Work in plantation industries under the British management was harsh. The people were searching for ways to earn a living. All opportunities for decent work had evaporated under the British rule. The rapid decline and disappearance of the native craft resulted in hoards of people in search of work. That floating population consisted of artisans, peasants, hill coolies and ordinary plain dwellers. No attempt was made to provide employment in modern industries for those masses except in the Plantation industries, which were monopolized by the British. That was not all. Indian shipbuilding also disappeared, as the British banned the ship building industry in 1814, in order to monopolize the Indo- British trade as well. The village smithy, boat building and leather works produced a second wave of unemployed workers after the introduction of steam vessels in the thirties and the British Administration made no alternate employment opportunities for the ever increasing mass of unemployed natives. They remained unemployed decade after decade until the British rule came to an end.
The jute plantation industry employed the peasants as independent contractors and later on as salaried cultivators. Harvesting was done in water and retting compelled men to work submerged in water, literally to their necks. The laborers who carried the 400 pounds jute bale, carried on the heads of three men, learnt to walk very close together, developing a very complicated step, like a six legged horse. The Scots did not invest on carts or hand trucks
. Sorting was the dirtiest work after the jute left the farm and women and children performed it. The environment was very dusty; the Scots greed for money did not allow them to install dust extractors or to even provide soap to the workers to wash off the oily dust from their filthy bodies. The working conditions were awful and it did not concern the Scots who resided in beautifully landscaped villas adjacent to the Mill compound in lush green tropical surroundings with flowers and bougainvillea providing the serenity and beauty. It was quite a contrast, those villas were mostly located at idyllic surroundings, mostly on River banks where the families of the Scots played crocket, sipped fancy wines and enjoyed the comforts provided by the native house hold servants. The jute labor lived in shacks.

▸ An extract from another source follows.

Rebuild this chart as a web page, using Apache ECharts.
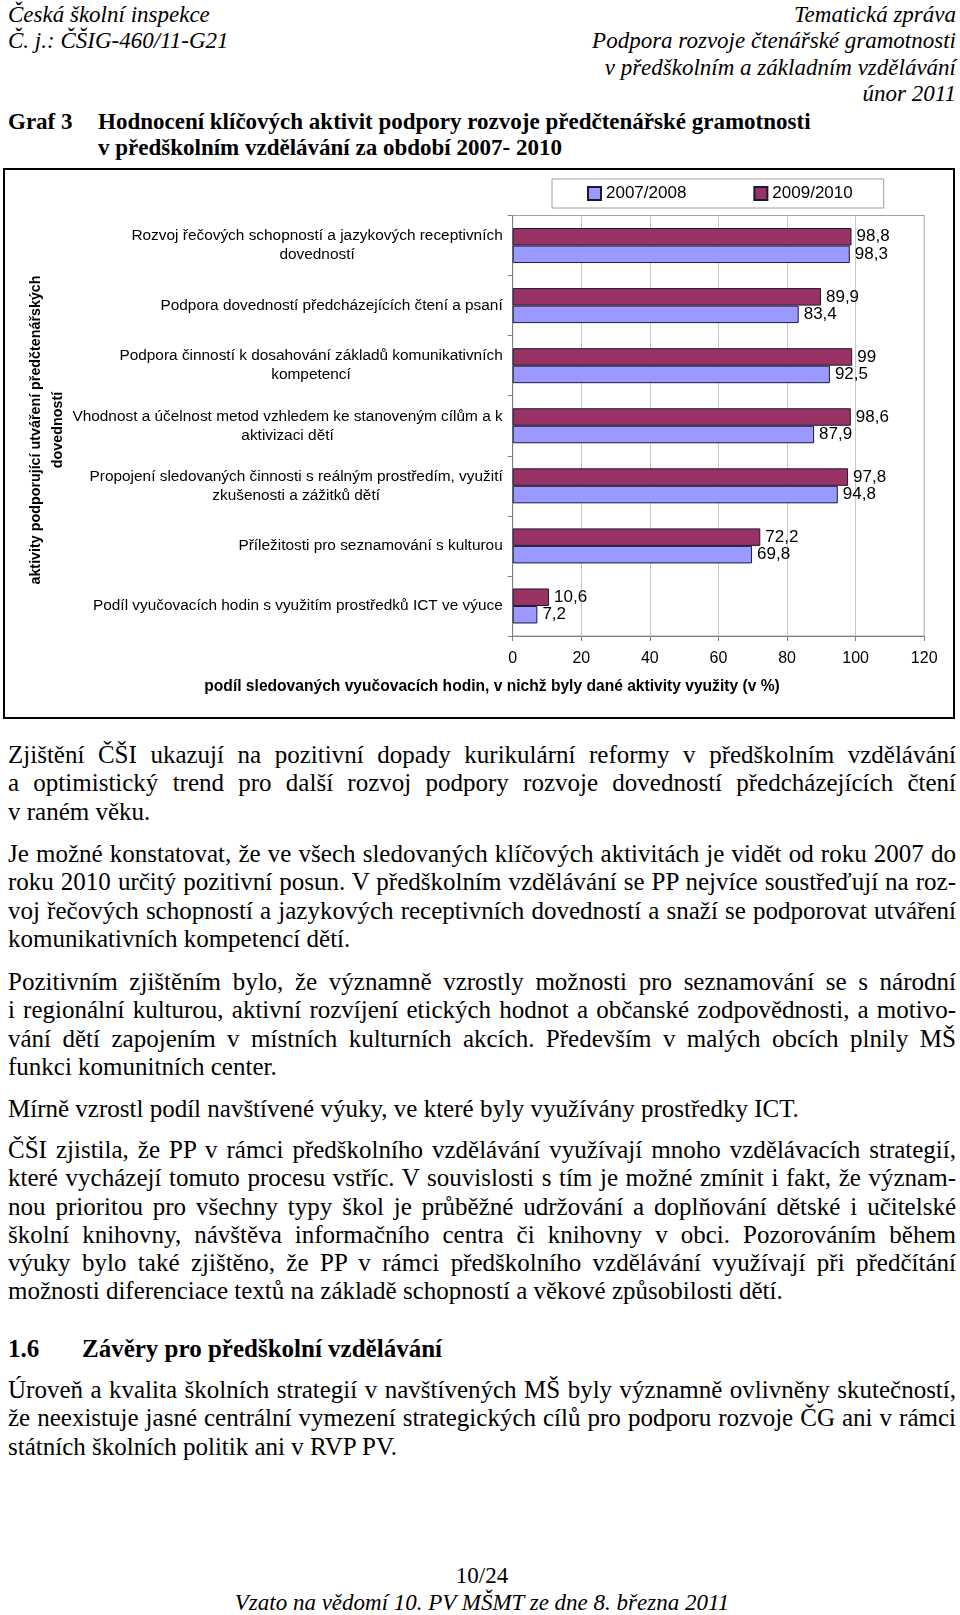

The Scots were generally described as unnecessarily cruel who stripped the natives of human dignity. It was possibly because the lives they lived before they saw the Indian money was painfully harsh bereft of any comforts and surrounded by filth and squalor. Their streets were littered with garbage and they used to pile up on that every night with the beat of a drum by throwing more garbage from their apartment windows. They slept on straw mattresses, wore filthy unwashed clothes and the only meat they could afford to eat was hunted birds or animals. The Scots were British minorities who were treated harshly by the British and it was not surprising to see them treat human labor at Jute mills so cruelly. It is a sorry commentary and it was not any different in the coal industry, where they employed young women and children as beasts of burden for lack of any mechanization.